-- begin RECORDED INFORMATION --
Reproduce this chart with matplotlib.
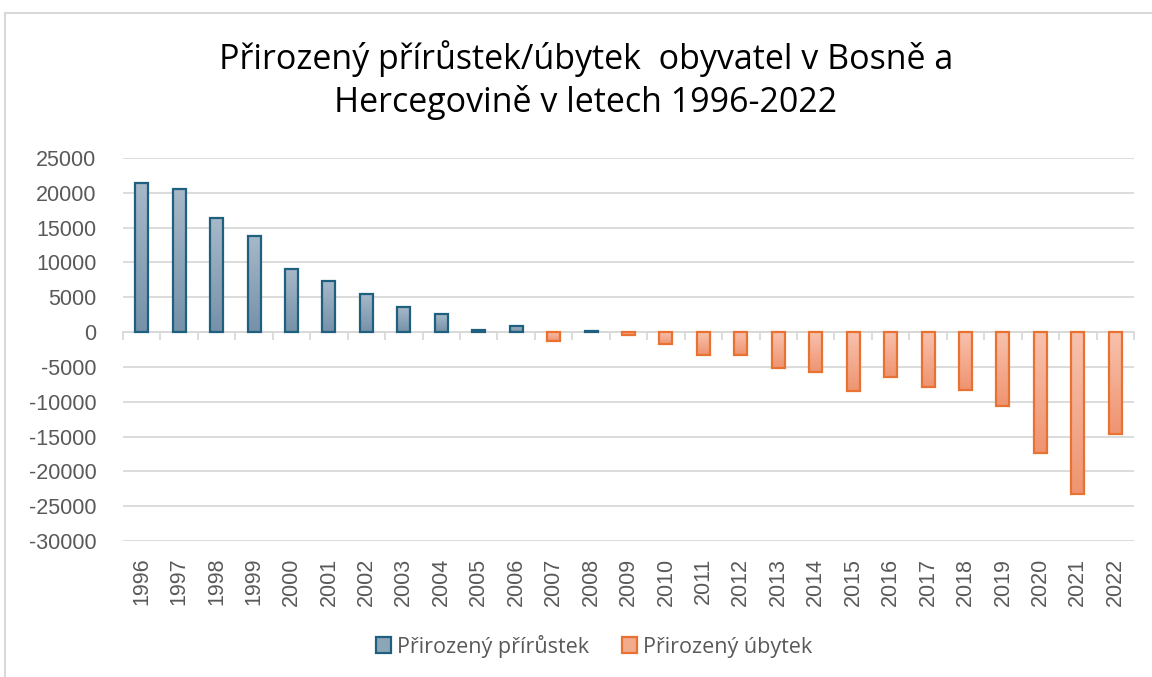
import numpy as np
import matplotlib
matplotlib.use("Agg")
import matplotlib.pyplot as plt
from matplotlib.colors import LinearSegmentedColormap
from matplotlib.patches import Patch
from matplotlib.lines import Line2D

# ---- data ----
years = [str(y) for y in range(1996, 2023)]
values = [21400, 20500, 16350, 13850, 9100, 7400, 5450, 3550, 2550, 300, 900,
          -1300, 200, -400, -1650, -3300, -3350, -5100, -5750, -8450, -6500,
          -7850, -8350, -10600, -17300, -23300, -14700]
y_ticks = list(range(-30000, 25001, 5000))
title_text = "Přirozený přírůstek/úbytek  obyvatel v Bosně a\nHercegovině v letech 1996-2022"
legend_labels = ["Přirozený přírůstek", "Přirozený úbytek"]

# ---- style ----
W, H = 1152, 677
fig = plt.figure(figsize=(W / 100, H / 100), dpi=100)
ax = fig.add_axes([123 / W, (H - 541) / H, (1134 - 123) / W, (541 - 158) / H])

grid_c = "#d9d9d9"
txt_c = "#595959"
pos_edge, neg_edge = "#1f5f80", "#e97132"
pos_cmap = LinearSegmentedColormap.from_list("p", ["#a7b9c9", "#7591a8"])
neg_cmap = LinearSegmentedColormap.from_list("n", ["#f8c2ae", "#ef9470"])
tick_font = "Liberation Sans"
main_font = "Open Sans"

x = np.arange(len(years))
vals = np.array(values, dtype=float)
pos = np.where(vals > 0, vals, np.nan)
neg = np.where(vals < 0, vals, np.nan)

bw = 0.35
bars_p = ax.bar(x, pos, width=bw, facecolor="none", edgecolor=pos_edge, linewidth=1.6, zorder=4)
bars_n = ax.bar(x, neg, width=bw, facecolor="none", edgecolor=neg_edge, linewidth=1.6, zorder=4)

grad = np.linspace(0, 1, 256).reshape(-1, 1)
for bars, cmap in ((bars_p, pos_cmap), (bars_n, neg_cmap)):
    for b in bars:
        h = b.get_height()
        if not np.isfinite(h) or h == 0:
            continue
        x0 = b.get_x()
        y0 = b.get_y()
        ylo, yhi = min(y0, y0 + h), max(y0, y0 + h)
        im = ax.imshow(grad, extent=[x0, x0 + b.get_width(), ylo, yhi], origin="upper",
                       cmap=cmap, aspect="auto", zorder=3, interpolation="bilinear")
        im.set_clip_path(b)

ax.set_xlim(-0.5, len(years) - 0.5)
ax.set_ylim(-30000, 25000)
ax.set_aspect("auto")

ax.set_yticks(y_ticks)
ax.set_yticklabels([str(v) for v in y_ticks])
ax.yaxis.grid(True, color=grid_c, linewidth=1.3, zorder=0)
ax.set_axisbelow(True)
ax.tick_params(axis="y", length=0, pad=19, labelsize=15.5, labelcolor=txt_c)
for lab in ax.get_yticklabels():
    lab.set_fontfamily(tick_font)

for s in ("top", "right", "left"):
    ax.spines[s].set_visible(False)
ax.spines["bottom"].set_position(("data", 0))
ax.spines["bottom"].set_color(grid_c)
ax.spines["bottom"].set_linewidth(1.3)
ax.spines["bottom"].set_zorder(2)
ax.set_xticks(np.arange(-0.5, len(years), 1.0))
ax.set_xticklabels([])
ax.tick_params(axis="x", length=6, width=1.3, color=grid_c, direction="out")

sec = ax.secondary_xaxis("bottom")
sec.set_xticks(x)
sec.set_xticklabels(years, rotation=90, fontsize=15.5, color=txt_c, fontfamily=tick_font)
sec.tick_params(length=0, pad=12)
sec.spines["bottom"].set_visible(False)

fig.text(586 / W, 1 - 80 / H, title_text, ha="center", va="center", fontsize=24.5,
         fontfamily=main_font, color="#000000", linespacing=1.28)

handles = [Patch(facecolor="#8ea5b8", edgecolor=pos_edge, linewidth=1.6),
           Patch(facecolor="#f3ab8e", edgecolor=neg_edge, linewidth=1.6)]
leg = fig.legend(handles, legend_labels, loc="center", bbox_to_anchor=(594 / W, 1 - 646 / H),
                 ncol=2, frameon=False, handlelength=0.7, handleheight=0.7,
                 handletextpad=0.3, columnspacing=1.5,
                 prop={"family": main_font, "size": 15.5})
for t in leg.get_texts():
    t.set_color(txt_c)

# chart frame (cut off at right and bottom)
fig.add_artist(Line2D([5 / W, 5 / W], [0, 1 - 13 / H], transform=fig.transFigure, color=grid_c, lw=1.5))
fig.add_artist(Line2D([5 / W, 1], [1 - 13 / H, 1 - 13 / H], transform=fig.transFigure, color=grid_c, lw=1.5))

fig.savefig("out.png", dpi=100)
-- end RECORDED INFORMATION --
### EXERCISE INSTRUCTIONS
Without the pictures, output the full listing exactly as it stands.

### FULL ANSWER
Reproduce this chart with matplotlib.
import numpy as np
import matplotlib
matplotlib.use("Agg")
import matplotlib.pyplot as plt
from matplotlib.colors import LinearSegmentedColormap
from matplotlib.patches import Patch
from matplotlib.lines import Line2D

# ---- data ----
years = [str(y) for y in range(1996, 2023)]
values = [21400, 20500, 16350, 13850, 9100, 7400, 5450, 3550, 2550, 300, 900,
          -1300, 200, -400, -1650, -3300, -3350, -5100, -5750, -8450, -6500,
          -7850, -8350, -10600, -17300, -23300, -14700]
y_ticks = list(range(-30000, 25001, 5000))
title_text = "Přirozený přírůstek/úbytek  obyvatel v Bosně a\nHercegovině v letech 1996-2022"
legend_labels = ["Přirozený přírůstek", "Přirozený úbytek"]

# ---- style ----
W, H = 1152, 677
fig = plt.figure(figsize=(W / 100, H / 100), dpi=100)
ax = fig.add_axes([123 / W, (H - 541) / H, (1134 - 123) / W, (541 - 158) / H])

grid_c = "#d9d9d9"
txt_c = "#595959"
pos_edge, neg_edge = "#1f5f80", "#e97132"
pos_cmap = LinearSegmentedColormap.from_list("p", ["#a7b9c9", "#7591a8"])
neg_cmap = LinearSegmentedColormap.from_list("n", ["#f8c2ae", "#ef9470"])
tick_font = "Liberation Sans"
main_font = "Open Sans"

x = np.arange(len(years))
vals = np.array(values, dtype=float)
pos = np.where(vals > 0, vals, np.nan)
neg = np.where(vals < 0, vals, np.nan)

bw = 0.35
bars_p = ax.bar(x, pos, width=bw, facecolor="none", edgecolor=pos_edge, linewidth=1.6, zorder=4)
bars_n = ax.bar(x, neg, width=bw, facecolor="none", edgecolor=neg_edge, linewidth=1.6, zorder=4)

grad = np.linspace(0, 1, 256).reshape(-1, 1)
for bars, cmap in ((bars_p, pos_cmap), (bars_n, neg_cmap)):
    for b in bars:
        h = b.get_height()
        if not np.isfinite(h) or h == 0:
            continue
        x0 = b.get_x()
        y0 = b.get_y()
        ylo, yhi = min(y0, y0 + h), max(y0, y0 + h)
        im = ax.imshow(grad, extent=[x0, x0 + b.get_width(), ylo, yhi], origin="upper",
                       cmap=cmap, aspect="auto", zorder=3, interpolation="bilinear")
        im.set_clip_path(b)

ax.set_xlim(-0.5, len(years) - 0.5)
ax.set_ylim(-30000, 25000)
ax.set_aspect("auto")

ax.set_yticks(y_ticks)
ax.set_yticklabels([str(v) for v in y_ticks])
ax.yaxis.grid(True, color=grid_c, linewidth=1.3, zorder=0)
ax.set_axisbelow(True)
ax.tick_params(axis="y", length=0, pad=19, labelsize=15.5, labelcolor=txt_c)
for lab in ax.get_yticklabels():
    lab.set_fontfamily(tick_font)

for s in ("top", "right", "left"):
    ax.spines[s].set_visible(False)
ax.spines["bottom"].set_position(("data", 0))
ax.spines["bottom"].set_color(grid_c)
ax.spines["bottom"].set_linewidth(1.3)
ax.spines["bottom"].set_zorder(2)
ax.set_xticks(np.arange(-0.5, len(years), 1.0))
ax.set_xticklabels([])
ax.tick_params(axis="x", length=6, width=1.3, color=grid_c, direction="out")

sec = ax.secondary_xaxis("bottom")
sec.set_xticks(x)
sec.set_xticklabels(years, rotation=90, fontsize=15.5, color=txt_c, fontfamily=tick_font)
sec.tick_params(length=0, pad=12)
sec.spines["bottom"].set_visible(False)

fig.text(586 / W, 1 - 80 / H, title_text, ha="center", va="center", fontsize=24.5,
         fontfamily=main_font, color="#000000", linespacing=1.28)

handles = [Patch(facecolor="#8ea5b8", edgecolor=pos_edge, linewidth=1.6),
           Patch(facecolor="#f3ab8e", edgecolor=neg_edge, linewidth=1.6)]
leg = fig.legend(handles, legend_labels, loc="center", bbox_to_anchor=(594 / W, 1 - 646 / H),
                 ncol=2, frameon=False, handlelength=0.7, handleheight=0.7,
                 handletextpad=0.3, columnspacing=1.5,
                 prop={"family": main_font, "size": 15.5})
for t in leg.get_texts():
    t.set_color(txt_c)

# chart frame (cut off at right and bottom)
fig.add_artist(Line2D([5 / W, 5 / W], [0, 1 - 13 / H], transform=fig.transFigure, color=grid_c, lw=1.5))
fig.add_artist(Line2D([5 / W, 1], [1 - 13 / H, 1 - 13 / H], transform=fig.transFigure, color=grid_c, lw=1.5))

fig.savefig("out.png", dpi=100)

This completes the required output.